A Wren lurked shyly in a bush in the Flower Walk.
The Coal Tit in the Dell hates being photographed and also does its best to hide in the leaves. It seems almost unkind to photograph it, but it does get several pine nuts as a reward.
The two in the Flower Walk, both of which will come to my hand, are easier but you still need to be quick.
A Blue Tit is used to the camera and even seems to pose for its portrait ...
... as does the faithful Robin at Mount Gate.
Long-Tailed Tits are completely indifferent to humans (apart from a single bird in St James's Park which Mark Williams managed to lure to his hand with bits of suet).
A Jackdaw on the edge of the Serpentine stood in front of a Black-Headed Gull to make sure it got to the peanut first.
A pair of Black-Headed Gulls walked the walk and talked the talk on the edge of the Serpentine.
Feeding the Great Crested Grebe chicks at the east end of the Serpentine island was interrupted by a gull trying to grab the fish.
You would think that grebe chicks were permenently ravenous and would instantly swallow any fish that was offered, but this one on the Long Water was reluctant. Maybe even a chick can have enough sometimes.
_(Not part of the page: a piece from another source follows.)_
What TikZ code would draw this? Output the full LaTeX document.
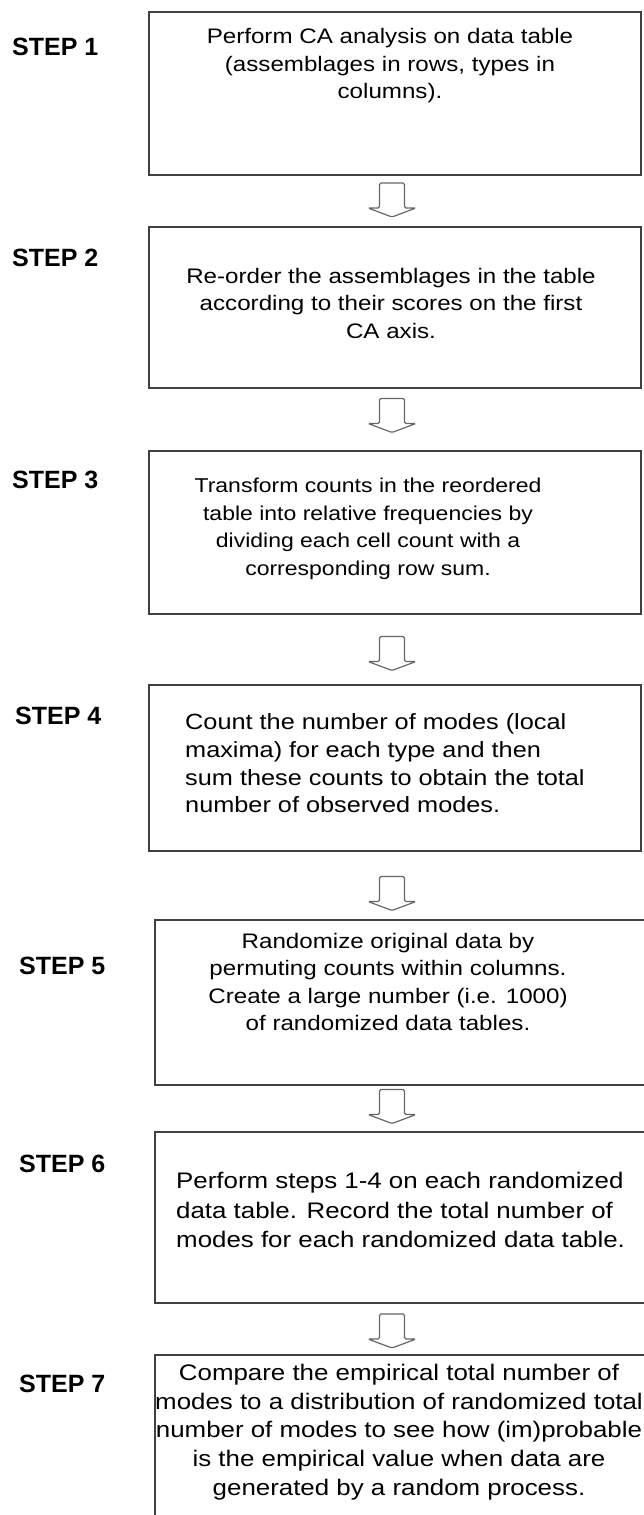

Its father eventually ate the fish himself and headed off under the bridge.
Chicks are also given plenty of feathers to wrap up fishbones.
The four grebes which arrived in the middle of the swimming event on Saturday are still together. They seem to be two males and two females, so they should soon split into pairs and look for territories.
A Grey Heron waited beside a boathouse for a fish to venture out from under the concrete beams supporting the wall.
Another was doing the same on the other side.
A very faded Common Carder bee browsed on a gaudy lantana flower in the Rose Garden.
A Greenbottle fly wandered over a stonecrop flower.
A Hornet Hoverfly rested upside down on an ivy leaf behind the Lido, kept in place by the sticky hairs on its feet.